START MATERIAL

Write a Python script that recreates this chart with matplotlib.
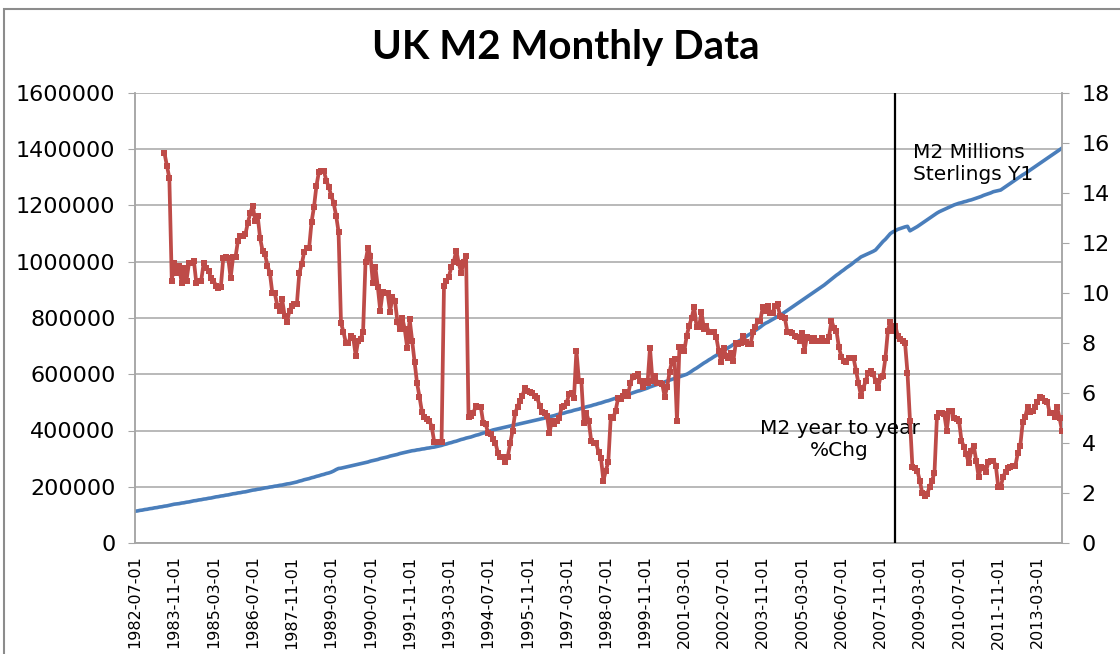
import matplotlib
matplotlib.use("Agg")
import matplotlib.pyplot as plt
from matplotlib.patches import Rectangle
import numpy as np
import pandas as pd

# Monthly index, July 1982 .. January 2014
months = pd.date_range("1982-07-01", periods=379, freq="MS").strftime("%Y-%m-%d").tolist()

# M2 stock, thousands of millions of sterling
m2_1982 = [113, 114, 116, 117, 119, 120]
m2_1983 = [122, 123, 125, 126, 128, 129, 131, 132, 134, 136, 138, 139]
m2_1984 = [140, 142, 143, 145, 146, 148, 150, 151, 153, 154, 156, 157]
m2_1985 = [159, 160, 162, 164, 165, 167, 168, 170, 171, 173, 175, 176]
m2_1986 = [178, 179, 181, 182, 184, 186, 188, 189, 191, 192, 194, 196]
m2_1987 = [197, 199, 200, 202, 203, 205, 206, 208, 210, 211, 213, 215]
m2_1988 = [217, 220, 222, 225, 227, 229, 232, 234, 237, 239, 242, 244]
m2_1989 = [247, 249, 252, 256, 261, 265, 266, 268, 270, 272, 274, 276]
m2_1990 = [278, 280, 282, 284, 286, 288, 291, 293, 295, 297, 300, 302]
m2_1991 = [304, 306, 309, 311, 313, 315, 318, 320, 322, 324, 326, 328]
m2_1992 = [329, 331, 332, 334, 335, 337, 338, 340, 341, 343, 345, 347]
m2_1993 = [350, 352, 355, 357, 360, 362, 365, 368, 370, 373, 375, 377]
m2_1994 = [380, 383, 385, 388, 391, 393, 396, 399, 402, 404, 406, 408]
m2_1995 = [410, 412, 414, 416, 418, 420, 422, 424, 426, 428, 430, 432]
m2_1996 = [434, 436, 438, 440, 442, 444, 447, 449, 451, 453, 456, 458]
m2_1997 = [460, 462, 465, 467, 469, 472, 474, 476, 479, 481, 484, 486]
m2_1998 = [488, 491, 493, 496, 498, 501, 504, 506, 509, 512, 515, 517]
m2_1999 = [520, 523, 526, 528, 531, 534, 537, 540, 542, 545, 548, 551]
m2_2000 = [555, 558, 561, 564, 567, 570, 573, 576, 579, 582, 585, 588]
m2_2001 = [591, 594, 597, 600, 605, 611, 617, 622, 628, 634, 640, 645]
m2_2002 = [651, 656, 662, 667, 673, 678, 684, 689, 695, 700, 706, 711]
m2_2003 = [717, 722, 728, 733, 739, 744, 750, 756, 762, 768, 775, 781]
m2_2004 = [785, 790, 795, 800, 805, 810, 815, 821, 827, 833, 839, 845]
m2_2005 = [851, 857, 863, 869, 875, 881, 887, 893, 899, 905, 911, 917]
m2_2006 = [924, 931, 938, 945, 952, 958, 965, 971, 978, 984, 990, 997]
m2_2007 = [1004, 1010, 1017, 1021, 1025, 1029, 1033, 1037, 1042, 1052, 1062, 1072]
m2_2008 = [1080, 1090, 1100, 1106, 1110, 1115, 1118, 1121, 1124, 1126, 1110, 1115]
m2_2009 = [1120, 1125, 1131, 1137, 1143, 1149, 1155, 1161, 1167, 1173, 1178, 1182]
m2_2010 = [1186, 1190, 1194, 1198, 1202, 1205, 1208, 1210, 1213, 1215, 1218, 1220]
m2_2011 = [1223, 1226, 1229, 1232, 1236, 1239, 1242, 1245, 1249, 1251, 1253, 1255]
m2_2012 = [1261, 1267, 1273, 1279, 1285, 1291, 1297, 1303, 1309, 1314, 1320, 1326]
m2_2013 = [1332, 1338, 1344, 1350, 1356, 1362, 1368, 1374, 1380, 1386, 1392, 1398]
m2_2014 = [1404]

# Year-on-year % change, starts July 1983
chg_1983 = [15.6, 15.1, 14.6, 10.5, 11.2, 10.8]
chg_1984 = [11.1, 10.4, 11.0, 10.5, 11.2, 11.2, 11.3, 10.4, 10.5, 10.5, 11.2, 11.0]
chg_1985 = [10.9, 10.6, 10.5, 10.3, 10.2, 10.25, 11.4, 11.45, 11.4, 10.6, 11.45, 11.45]
chg_1986 = [12.1, 12.3, 12.3, 12.35, 12.8, 13.2, 13.5, 12.9, 13.1, 12.2, 11.7, 11.55]
chg_1987 = [11.1, 10.8, 10.0, 10.0, 9.5, 9.3, 9.75, 9.1, 8.85, 9.3, 9.5, 9.55]
chg_1988 = [9.55, 10.8, 11.15, 11.65, 11.8, 11.8, 12.85, 13.45, 14.3, 14.85, 14.9, 14.9]
chg_1989 = [14.5, 14.25, 13.9, 13.6, 13.1, 12.45, 8.8, 8.45, 8.0, 8.0, 8.3, 8.2]
chg_1990 = [7.5, 8.1, 8.15, 8.45, 11.25, 11.8, 11.5, 10.4, 11.05, 10.25, 9.3, 10.05]
chg_1991 = [10.0, 10.0, 9.25, 9.85, 9.7, 8.85, 8.55, 9.0, 8.55, 7.8, 8.95, 8.1]
chg_1992 = [7.25, 6.4, 5.85, 5.25, 5.05, 4.95, 4.9, 4.65, 4.05, 4.05, 4.05, 4.05]
chg_1993 = [10.3, 10.5, 10.65, 11.05, 11.25, 11.7, 11.2, 10.8, 11.25, 11.5, 5.05, 5.1]
chg_1994 = [5.2, 5.5, 5.45, 5.45, 4.8, 4.75, 4.4, 4.35, 4.15, 4.0, 3.6, 3.45]
chg_1995 = [3.45, 3.25, 3.45, 4.0, 4.5, 5.2, 5.45, 5.7, 5.9, 6.2, 6.1, 6.05]
chg_1996 = [6.0, 5.9, 5.8, 5.5, 5.25, 5.2, 5.1, 4.4, 4.9, 4.75, 4.9, 5.0]
chg_1997 = [5.45, 5.5, 5.6, 5.95, 6.0, 5.8, 7.7, 6.5, 6.5, 4.8, 5.2, 4.9]
chg_1998 = [4.1, 4.0, 4.0, 3.65, 3.4, 2.5, 2.9, 3.25, 5.05, 5.0, 5.3, 5.8]
chg_1999 = [5.75, 5.9, 6.05, 5.9, 6.4, 6.65, 6.7, 6.75, 6.5, 6.25, 6.5, 6.4]
chg_2000 = [7.8, 6.5, 6.7, 6.4, 6.4, 6.35, 5.85, 6.25, 6.85, 7.3, 7.35, 4.9]
chg_2001 = [7.85, 7.85, 7.7, 8.3, 8.7, 9.0, 9.45, 8.65, 8.65, 9.25, 8.55, 8.7]
chg_2002 = [8.45, 8.45, 8.45, 8.25, 7.7, 7.25, 7.8, 7.5, 7.4, 7.6, 7.3, 8.0]
chg_2003 = [7.95, 8.0, 8.3, 8.05, 7.95, 7.95, 8.45, 8.65, 8.9, 8.9, 9.45, 9.3]
chg_2004 = [9.5, 9.2, 9.2, 9.5, 9.55, 9.1, 9.05, 9.0, 8.45, 8.45, 8.4, 8.3]
chg_2005 = [8.25, 8.1, 8.4, 7.7, 8.25, 8.2, 8.1, 8.2, 8.1, 8.1, 8.2, 8.1]
chg_2006 = [8.1, 8.25, 8.9, 8.6, 8.5, 7.85, 7.45, 7.3, 7.25, 7.4, 7.4, 7.4]
chg_2007 = [6.9, 6.4, 5.9, 6.2, 6.5, 6.8, 6.9, 6.75, 6.5, 6.2, 6.65, 6.7]
chg_2008 = [7.4, 8.5, 8.85, 8.5, 8.7, 8.3, 8.15, 8.1, 8.0, 6.8, 4.9, 3.05]
chg_2009 = [3.0, 2.9, 2.5, 2.0, 1.9, 1.95, 2.25, 2.5, 2.8, 5.05, 5.2, 5.2]
chg_2010 = [5.15, 4.5, 5.3, 5.3, 5.0, 4.95, 4.9, 4.1, 3.85, 3.55, 3.2, 3.7]
chg_2011 = [3.9, 3.3, 2.65, 3.05, 3.0, 2.85, 3.25, 3.3, 3.3, 3.1, 2.25, 2.25]
chg_2012 = [2.65, 2.85, 3.0, 3.05, 3.1, 3.1, 3.6, 3.9, 4.85, 5.05, 5.45, 5.25]
chg_2013 = [5.3, 5.45, 5.65, 5.85, 5.8, 5.7, 5.65, 5.2, 5.2, 5.05, 5.45, 5.0]
chg_2014 = [4.5]

marker_month = "2008-05-01"  # vertical line

m2 = np.concatenate([m2_1982, m2_1983, m2_1984, m2_1985, m2_1986, m2_1987, m2_1988,
                     m2_1989, m2_1990, m2_1991, m2_1992, m2_1993, m2_1994, m2_1995,
                     m2_1996, m2_1997, m2_1998, m2_1999, m2_2000, m2_2001, m2_2002,
                     m2_2003, m2_2004, m2_2005, m2_2006, m2_2007, m2_2008, m2_2009,
                     m2_2010, m2_2011, m2_2012, m2_2013, m2_2014]) * 1000
chg = np.concatenate([chg_1983, chg_1984, chg_1985, chg_1986, chg_1987, chg_1988,
                      chg_1989, chg_1990, chg_1991, chg_1992, chg_1993, chg_1994,
                      chg_1995, chg_1996, chg_1997, chg_1998, chg_1999, chg_2000,
                      chg_2001, chg_2002, chg_2003, chg_2004, chg_2005, chg_2006,
                      chg_2007, chg_2008, chg_2009, chg_2010, chg_2011, chg_2012,
                      chg_2013, chg_2014])

x = np.arange(len(months))
x_chg = x[len(months) - len(chg):]

BLUE = "#4A7EBB"
RED = "#BE4B48"
GRID = "#A6A6A6"

fig = plt.figure(figsize=(11.2, 6.54), dpi=100)
ax = fig.add_axes([135 / 1120, 111 / 654, 927 / 1120, 450 / 654])
ax2 = ax.twinx()

ax.plot(x, m2, color=BLUE, linewidth=2.6, zorder=3)
ax2.plot(x_chg, chg, color=RED, linewidth=2.7, marker="s", markersize=4.2,
         markeredgewidth=0, zorder=3)
ax2.axvline(months.index(marker_month), color="black", linewidth=1.6, zorder=4)

ax.set_xlim(0, len(months) - 1)
ax.set_ylim(0, 1600000)
ax2.set_ylim(0, 18)
ax.set_yticks(np.arange(0, 1600001, 200000))
ax.set_yticklabels([str(v) for v in range(0, 1600001, 200000)])
ax2.set_yticks(np.arange(0, 19, 2))

ticks = x[::16]
ax.set_xticks(ticks)
ax.set_xticklabels([months[i] for i in ticks], rotation=90)

ax.grid(axis="y", color=GRID, linewidth=1.1)
ax.set_axisbelow(True)
for a in (ax, ax2):
    a.spines["top"].set_visible(False)
    for s in ("left", "right", "bottom"):
        a.spines[s].set_color(GRID)
        a.spines[s].set_linewidth(1.1)
ax.tick_params(axis="y", labelsize=16, length=5, color=GRID, pad=9)
ax2.tick_params(axis="y", labelsize=16, length=5, color=GRID, pad=9)
ax.tick_params(axis="x", labelsize=11.5, length=0, pad=9)

# title is centred on the whole chart box, not on the plot area
fig.text(566 / 1120, 1 - 48 / 654, "UK M2 Monthly Data", fontsize=29,
         fontweight="bold", family="Lato", ha="center", va="center")

ax.text(0.839, 0.888, "M2 Millions\nSterlings Y1", transform=ax.transAxes,
        fontsize=14.5, ha="left", va="top", linespacing=1.2, zorder=5)
ax.text(0.760, 0.275, "M2 year to year\n%Chg", transform=ax.transAxes,
        fontsize=14.5, ha="center", va="top", linespacing=1.2, zorder=5)

fig.patches.append(Rectangle((4 / 1120, -0.1), 1.2, 1.1 - 9 / 654,
                             transform=fig.transFigure, fill=False,
                             edgecolor="#8C8C8C", linewidth=1.5))

fig.savefig("out.png", dpi=100)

END MATERIAL

EXERCISE AIM. Scan the data for the word "matplotlib" and copy every line where it shows up.

TASK OUTPUT.
Write a Python script that recreates this chart with matplotlib.
import matplotlib
matplotlib.use("Agg")
import matplotlib.pyplot as plt
from matplotlib.patches import Rectangle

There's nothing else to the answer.